Paper
David Webster (1944 - 1989): When an anthropologist Dies
presenters
João De Regina
Nationality: Brasil
Residence: SP
PPGAS - Unicamp
Presence:Face to Face/ On Site
Keywords:
David Webster; Apartheid; History of anthropology; South African Anthropology; Activism
Abstract:
In South Africa, the anthropologist David Webster is part of a constellation of biographies that have become symbols of the fight against apartheid. He was murdered on Labor Day, on the street of his residence, by Ferdi Barnard, a feared member of the clandestine paramilitary group known as the “Civil Cooperation Bureau.” Webster was a charismatic college professor in the Department of Anthropology at Wits and a prominent activist, likely affiliated with the ANC. He founded organizations such as the Johannesburg Democratic Action Committee (JODAC) and led the Detainees' Parents' Support Committee (DPSC), a committee responsible for providing legal, material, and political assistance to political prisoners and their families during the repressive 1980s.
Webster is better known in South Africa as a human rights activist than as an anthropologist. However, by analyzing the obituaries and articles after his death that reference his assassination, it is possible to perceive it as a "social event" for the discipline. Anthropologists began to reflect on the values, political commitments, and ethical urgencies that should be assumed by the discipline in the context of the end of apartheid and the recent democratization of the country.
The approach I will take in this communication is to examine how anthropologists reflected on Webster's assassination and how this event was expressive of the relationships between politics and anthropology.
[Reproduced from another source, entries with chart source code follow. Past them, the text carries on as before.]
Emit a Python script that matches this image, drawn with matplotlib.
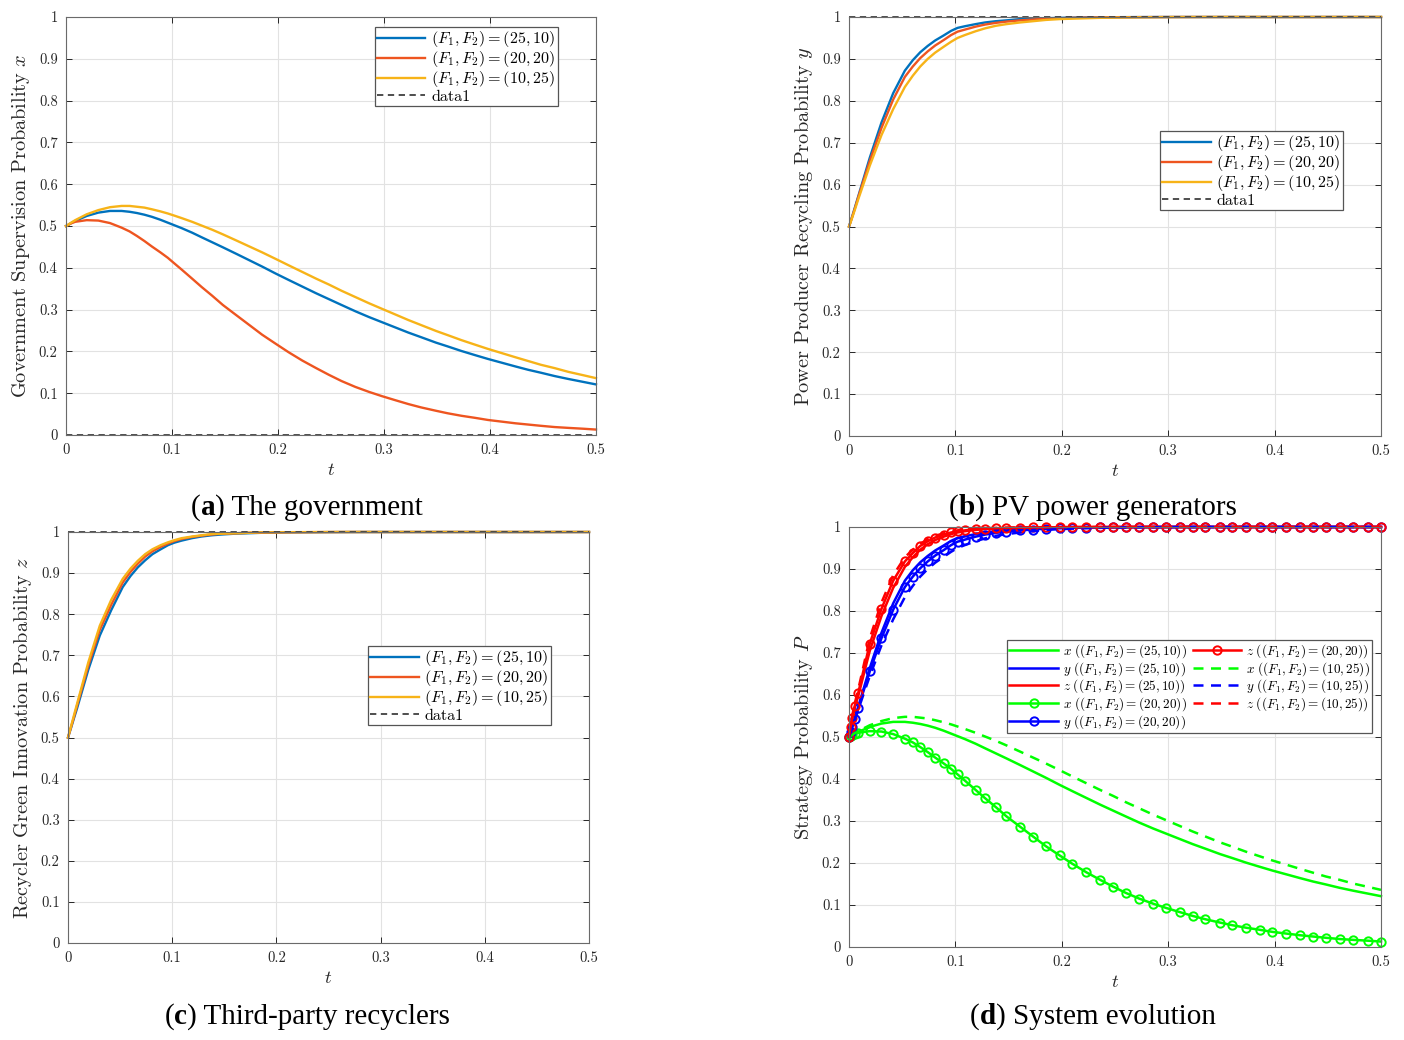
import matplotlib
matplotlib.use('Agg')
import matplotlib.pyplot as plt

plt.rcParams['font.family'] = 'serif'
plt.rcParams['font.serif'] = ['cmr10']
plt.rcParams['mathtext.fontset'] = 'cm'
plt.rcParams['axes.formatter.use_mathtext'] = True

# ---------------- data ----------------
T = [0, 0.0015, 0.003, 0.0055, 0.0087, 0.0195, 0.0305, 0.0415, 0.0525, 0.060,
     0.067, 0.074, 0.081, 0.089, 0.096, 0.102, 0.109, 0.119, 0.128, 0.138,
     0.148, 0.161, 0.173, 0.185, 0.198, 0.210, 0.223, 0.236, 0.248, 0.260,
     0.273, 0.286, 0.298, 0.311, 0.323, 0.335, 0.349, 0.360, 0.373, 0.386,
     0.398, 0.411, 0.424, 0.436, 0.448, 0.461, 0.474, 0.488, 0.500]

x_25_10 = [0.5, 0.502, 0.504, 0.508, 0.512, 0.524, 0.532, 0.536, 0.536, 0.534,
           0.531, 0.527, 0.522, 0.515, 0.508, 0.502, 0.495, 0.484, 0.473, 0.461,
           0.449, 0.433, 0.418, 0.403, 0.386, 0.371, 0.355, 0.339, 0.325, 0.311,
           0.296, 0.282, 0.270, 0.257, 0.245, 0.234, 0.221, 0.212, 0.201, 0.191,
           0.182, 0.173, 0.164, 0.156, 0.149, 0.141, 0.134, 0.127, 0.121]
x_20_20 = [0.5, 0.502, 0.504, 0.507, 0.510, 0.514, 0.513, 0.507, 0.496, 0.487,
           0.476, 0.464, 0.451, 0.437, 0.424, 0.411, 0.396, 0.374, 0.354, 0.333,
           0.311, 0.286, 0.263, 0.240, 0.218, 0.198, 0.178, 0.160, 0.144, 0.129,
           0.115, 0.103, 0.093, 0.083, 0.074, 0.066, 0.058, 0.052, 0.046, 0.041,
           0.036, 0.032, 0.028, 0.025, 0.022, 0.019, 0.017, 0.015, 0.013]
x_10_25 = [0.5, 0.502, 0.505, 0.509, 0.514, 0.528, 0.538, 0.545, 0.548, 0.548,
           0.546, 0.544, 0.540, 0.535, 0.530, 0.525, 0.519, 0.510, 0.501, 0.491,
           0.480, 0.465, 0.451, 0.437, 0.421, 0.406, 0.390, 0.374, 0.360, 0.345,
           0.330, 0.315, 0.302, 0.288, 0.275, 0.263, 0.249, 0.239, 0.227, 0.216,
           0.206, 0.196, 0.186, 0.177, 0.168, 0.160, 0.151, 0.143, 0.136]

y_25_10 = [0.5, 0.512, 0.524, 0.545, 0.572, 0.664, 0.748, 0.818, 0.872, 0.897,
           0.916, 0.931, 0.944, 0.956, 0.967, 0.974, 0.978, 0.983, 0.987, 0.990,
           0.992, 0.995, 0.996, 0.997, 0.998, 0.9985, 0.999, 0.9993, 0.9995, 0.9997,
           0.9998, 0.9999, 1.0, 1.0, 1.0, 1.0, 1.0, 1.0, 1.0, 1.0,
           1.0, 1.0, 1.0, 1.0, 1.0, 1.0, 1.0, 1.0, 1.0]
y_20_20 = [0.5, 0.511, 0.523, 0.543, 0.570, 0.656, 0.735, 0.803, 0.857, 0.882,
           0.902, 0.918, 0.932, 0.945, 0.957, 0.965, 0.970, 0.977, 0.982, 0.986,
           0.989, 0.992, 0.994, 0.996, 0.997, 0.998, 0.9985, 0.999, 0.9993, 0.9995,
           0.9997, 0.9998, 0.9999, 1.0, 1.0, 1.0, 1.0, 1.0, 1.0, 1.0,
           1.0, 1.0, 1.0, 1.0, 1.0, 1.0, 1.0, 1.0, 1.0]
y_10_25 = [0.5, 0.510, 0.521, 0.540, 0.565, 0.645, 0.718, 0.780, 0.833, 0.860,
           0.882, 0.900, 0.915, 0.929, 0.941, 0.950, 0.957, 0.966, 0.973, 0.979,
           0.983, 0.987, 0.990, 0.993, 0.995, 0.996, 0.997, 0.998, 0.9985, 0.999,
           0.9993, 0.9995, 0.9997, 0.9998, 0.9999, 1.0, 1.0, 1.0, 1.0, 1.0,
           1.0, 1.0, 1.0, 1.0, 1.0, 1.0, 1.0, 1.0, 1.0]

# panel (c) recycler curves
zc_25_10 = [0.5, 0.512, 0.524, 0.545, 0.571, 0.665, 0.748, 0.810, 0.866, 0.893,
            0.914, 0.931, 0.946, 0.958, 0.968, 0.974, 0.979, 0.985, 0.989, 0.992,
            0.994, 0.996, 0.997, 0.998, 0.9985, 0.999, 0.9993, 0.9995, 0.9997, 0.9998,
            0.9999, 1.0, 1.0, 1.0, 1.0, 1.0, 1.0, 1.0, 1.0, 1.0,
            1.0, 1.0, 1.0, 1.0, 1.0, 1.0, 1.0, 1.0, 1.0]
zc_20_20 = [0.5, 0.513, 0.526, 0.548, 0.578, 0.675, 0.762, 0.823, 0.877, 0.903,
            0.923, 0.940, 0.953, 0.964, 0.972, 0.978, 0.983, 0.988, 0.991, 0.994,
            0.996, 0.997, 0.998, 0.9985, 0.999, 0.9993, 0.9995, 0.9997, 0.9998, 0.9999,
            1.0, 1.0, 1.0, 1.0, 1.0, 1.0, 1.0, 1.0, 1.0, 1.0,
            1.0, 1.0, 1.0, 1.0, 1.0, 1.0, 1.0, 1.0, 1.0]
zc_10_25 = [0.5, 0.514, 0.528, 0.552, 0.582, 0.683, 0.772, 0.835, 0.886, 0.911,
            0.930, 0.946, 0.958, 0.968, 0.975, 0.980, 0.985, 0.989, 0.992, 0.995,
            0.996, 0.997, 0.998, 0.999, 0.9993, 0.9995, 0.9997, 0.9998, 0.9999, 1.0,
            1.0, 1.0, 1.0, 1.0, 1.0, 1.0, 1.0, 1.0, 1.0, 1.0,
            1.0, 1.0, 1.0, 1.0, 1.0, 1.0, 1.0, 1.0, 1.0]

# panel (d) recycler curves
zd_25_10 = [0.5, 0.521, 0.542, 0.570, 0.598, 0.705, 0.788, 0.855, 0.905, 0.928,
            0.946, 0.959, 0.969, 0.977, 0.983, 0.987, 0.990, 0.993, 0.995, 0.996,
            0.997, 0.998, 0.9985, 0.999, 0.9993, 0.9995, 0.9997, 0.9998, 0.9999, 1.0,
            1.0, 1.0, 1.0, 1.0, 1.0, 1.0, 1.0, 1.0, 1.0, 1.0,
            1.0, 1.0, 1.0, 1.0, 1.0, 1.0, 1.0, 1.0, 1.0]
zd_20_20 = [0.5, 0.523, 0.546, 0.575, 0.605, 0.722, 0.805, 0.872, 0.918, 0.938,
            0.955, 0.966, 0.975, 0.982, 0.987, 0.990, 0.992, 0.995, 0.996, 0.997,
            0.998, 0.9985, 0.999, 0.9993, 0.9995, 0.9997, 0.9998, 0.9999, 1.0, 1.0,
            1.0, 1.0, 1.0, 1.0, 1.0, 1.0, 1.0, 1.0, 1.0, 1.0,
            1.0, 1.0, 1.0, 1.0, 1.0, 1.0, 1.0, 1.0, 1.0]
zd_10_25 = [0.5, 0.525, 0.550, 0.581, 0.613, 0.735, 0.820, 0.885, 0.928, 0.946,
            0.960, 0.971, 0.979, 0.985, 0.989, 0.992, 0.994, 0.996, 0.997, 0.998,
            0.9985, 0.999, 0.9993, 0.9995, 0.9997, 0.9998, 0.9999, 1.0, 1.0, 1.0,
            1.0, 1.0, 1.0, 1.0, 1.0, 1.0, 1.0, 1.0, 1.0, 1.0,
            1.0, 1.0, 1.0, 1.0, 1.0, 1.0, 1.0, 1.0, 1.0]

data1_a = [0.0, 0.0]
data1_bc = [1.0, 1.0]
T_ends = [0.0, 0.5]

XTICKS = [0, 0.1, 0.2, 0.3, 0.4, 0.5]
XTICK_LABELS = ['0', '0.1', '0.2', '0.3', '0.4', '0.5']
YTICKS = [0, 0.1, 0.2, 0.3, 0.4, 0.5, 0.6, 0.7, 0.8, 0.9, 1.0]
YTICK_LABELS = ['0', '0.1', '0.2', '0.3', '0.4', '0.5', '0.6', '0.7', '0.8', '0.9', '1']

CASES = [r'$(F_1, F_2) = (25, 10)$', r'$(F_1, F_2) = (20, 20)$', r'$(F_1, F_2) = (10, 25)$']
CASE_SHORT = [r'$((F_1, F_2) = (25, 10))$', r'$((F_1, F_2) = (20, 20))$', r'$((F_1, F_2) = (10, 25))$']

C_BLUE, C_ORANGE, C_YELLOW = '#0072BD', '#EE5520', '#F7B318'
C_G, C_B, C_R = '#00FF00', '#0000FF', '#FF0000'

# ---------------- figure ----------------
W, H = 1404, 1040
fig = plt.figure(figsize=(W / 100, H / 100), dpi=100)


def px_axes(l, t, r, b):
    return fig.add_axes([l / W, 1 - b / H, (r - l) / W, (b - t) / H])


def style(ax, ylabel):
    ax.set_xlim(0, 0.5)
    ax.set_ylim(0, 1)
    ax.set_xticks(XTICKS)
    ax.set_xticklabels(XTICK_LABELS)
    ax.set_yticks(YTICKS)
    ax.set_yticklabels(YTICK_LABELS)
    ax.grid(True, color='#e2e2e2', lw=0.8)
    ax.set_axisbelow(True)
    ax.tick_params(direction='in', length=4, width=0.7, top=True, right=True,
                   labelsize=10.5, colors='#262626', pad=6)
    for s in ax.spines.values():
        s.set_color('#6a6a6a')
        s.set_linewidth(0.8)
    ax.set_xlabel('$t$', fontsize=13.5, labelpad=3, color='#262626')
    ax.set_ylabel(ylabel, fontsize=14.6, color='#262626', labelpad=5)


def legend(ax, anchor, fs=11.6, hl=3.0, ncol=1, ls=0.0):
    leg = ax.legend(loc='upper right', bbox_to_anchor=anchor, borderaxespad=0,
                    fontsize=fs, handlelength=hl, fancybox=False, edgecolor='#555555',
                    framealpha=1, borderpad=0.15, labelspacing=ls, handletextpad=0.35,
                    ncol=ncol, columnspacing=0.45)
    leg.get_frame().set_linewidth(0.9)
    return leg


lw = 1.7
dash_kw = dict(color='#404040', lw=1.3, linestyle=(0, (3.5, 2.5)), clip_on=False)

# (a)
axa = px_axes(66, 17, 596, 435)
axa.plot(T, x_25_10, color=C_BLUE, lw=lw, label=CASES[0], clip_on=False)
axa.plot(T, x_20_20, color=C_ORANGE, lw=lw, label=CASES[1], clip_on=False)
axa.plot(T, x_10_25, color=C_YELLOW, lw=lw, label=CASES[2], clip_on=False)
axa.plot(T_ends, data1_a, label='data1', **dash_kw)
style(axa, r'Government Supervision Probability $x$')
legend(axa, (0.928, 0.976))

# (b)
axb = px_axes(849, 17, 1381, 436)
axb.plot(T, y_25_10, color=C_BLUE, lw=lw, label=CASES[0], clip_on=False)
axb.plot(T, y_20_20, color=C_ORANGE, lw=lw, label=CASES[1], clip_on=False)
axb.plot(T, y_10_25, color=C_YELLOW, lw=lw, label=CASES[2], clip_on=False)
axb.plot(T_ends, data1_bc, label='data1', **dash_kw)
style(axb, r'Power Producer Recycling Probability $y$')
legend(axb, (0.9286, 0.728))

# (c)
axc = px_axes(68, 532, 589, 943)
axc.plot(T, zc_25_10, color=C_BLUE, lw=lw, label=CASES[0], clip_on=False)
axc.plot(T, zc_20_20, color=C_ORANGE, lw=lw, label=CASES[1], clip_on=False)
axc.plot(T, zc_10_25, color=C_YELLOW, lw=lw, label=CASES[2], clip_on=False)
axc.plot(T_ends, data1_bc, label='data1', **dash_kw)
style(axc, r'Recycler Green Innovation Probability $z$')
legend(axc, (0.927, 0.7226))

# (d)
axd = px_axes(849, 527, 1381, 947)
lwd = 1.8
mk = dict(marker='o', markersize=6, markerfacecolor='none', markeredgewidth=1.4)
dd = (0, (4, 3))
axd.plot(T, x_25_10, color=C_G, lw=lwd, label=r'$x\ $' + CASE_SHORT[0], clip_on=False)
axd.plot(T, y_25_10, color=C_B, lw=lwd, label=r'$y\ $' + CASE_SHORT[0], clip_on=False)
axd.plot(T, zd_25_10, color=C_R, lw=lwd, label=r'$z\ $' + CASE_SHORT[0], clip_on=False)
axd.plot(T, x_20_20, color=C_G, lw=lwd, label=r'$x\ $' + CASE_SHORT[1], clip_on=False, **mk)
axd.plot(T, y_20_20, color=C_B, lw=lwd, label=r'$y\ $' + CASE_SHORT[1], clip_on=False, **mk)
axd.plot(T, zd_20_20, color=C_R, lw=lwd, label=r'$z\ $' + CASE_SHORT[1], clip_on=False, **mk)
axd.plot(T, x_10_25, color=C_G, lw=lwd, ls=dd, label=r'$x\ $' + CASE_SHORT[2], clip_on=False)
axd.plot(T, y_10_25, color=C_B, lw=lwd, ls=dd, label=r'$y\ $' + CASE_SHORT[2], clip_on=False)
axd.plot(T, zd_10_25, color=C_R, lw=lwd, ls=dd, label=r'$z\ $' + CASE_SHORT[2], clip_on=False)
style(axd, r'Strategy Probability $P$')
legend(axd, (0.983, 0.731), fs=9.5, hl=3.7, ncol=2, ls=0.0)

# ---------------- captions ----------------
renderer = fig.canvas.get_renderer()
CAP_FONT = dict(family='Liberation Serif', fontsize=21, color='black', va='baseline')


def caption(cx, base_y, letter, rest):
    pieces = [('(', 'normal'), (letter, 'bold'), (') ' + rest, 'normal')]
    texts = []
    for s, wgt in pieces:
        t = fig.text(0, 1 - base_y / H, s, fontweight=wgt, **CAP_FONT)
        texts.append(t)
    widths = [t.get_window_extent(renderer).width for t in texts]
    x = cx - sum(widths) / 2
    for t, w in zip(texts, widths):
        t.set_x(x / W)
        x += w


caption(307, 515, 'a', 'The government')
caption(1093, 515, 'b', 'PV power generators')
caption(307, 1024, 'c', 'Third-party recyclers')
caption(1093, 1024, 'd', 'System evolution')

fig.savefig('out.png', dpi=100)
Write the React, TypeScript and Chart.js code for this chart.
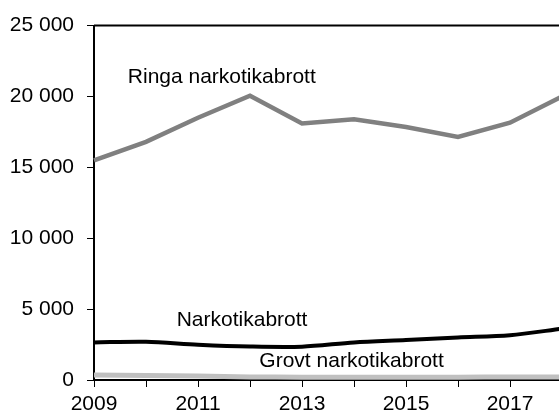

It sparked a field of debates about the political and social role that anthropology should assume in the context of the end of apartheid, as well as reflections on the political role assumed—or not assumed—by anthropologists.
Finally, I believe that the oppositions between styles, meanings, and objectives of anthropological practices that marked the way Webster's assassination was considered continue to be present in how anthropologists describe themselves and think about the history of the discipline.